German banks are once again under intense scrutiny following a major vault breach that has exposed serious weaknesses in physical and operational security controls. One of the largest bank robberies on record has resulted in the compromise of thousands of private safe-deposit boxes, leaving nearly 3,000 customers facing potential losses estimated in the tens of millions of euros.
Beyond the immediate financial damage, the incident raises broader questions about how traditional banks assess and manage non-cyber risks in an era where security strategies are often overly focused on digital threats. Vaults and safe-deposit facilities are typically assumed to be low-risk, high-trust environments, yet this case demonstrates that inadequate monitoring, access controls, segmentation, and incident detection can have catastrophic consequences—much like failures in poorly designed data centers or cardholder data environments.
For regulators, auditors, and compliance professionals, the breach serves as a reminder that security must be treated as a holistic discipline. Physical security, procedural controls, logging, and real-time response capabilities are not separate from cyber resilience; they are integral to it. When any layer is neglected, the impact can be systemic, affecting customers, reputations, and regulatory standing alike.

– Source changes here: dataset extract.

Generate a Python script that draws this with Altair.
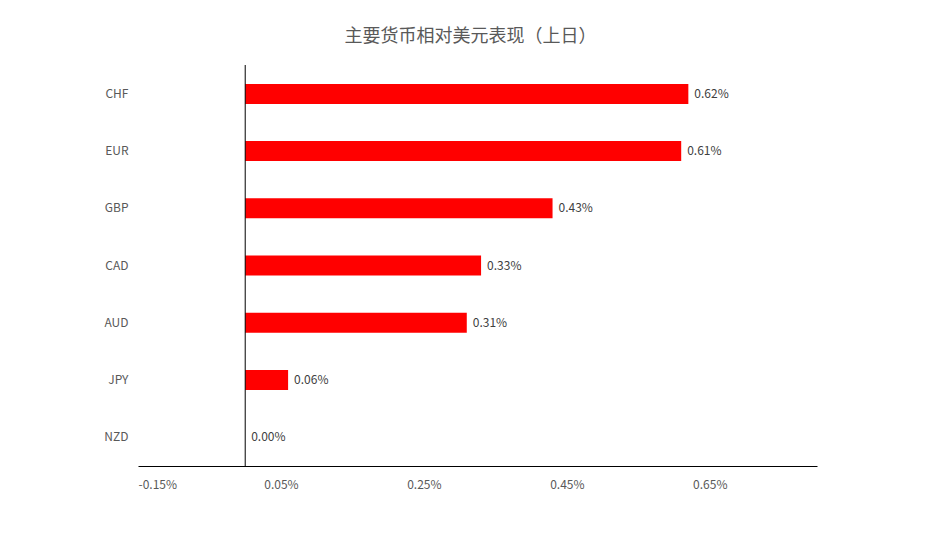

As investigations continue, financial institutions across Europe may soon be required to re-evaluate their vault security models, governance structures, and assurance processes—much as they have been forced to do in the wake of major cyber and payment-system breaches. The lesson is clear: trust in banking infrastructure depends not only on encryption and firewalls, but on rigorous, end-to-end security across both physical and digital domains.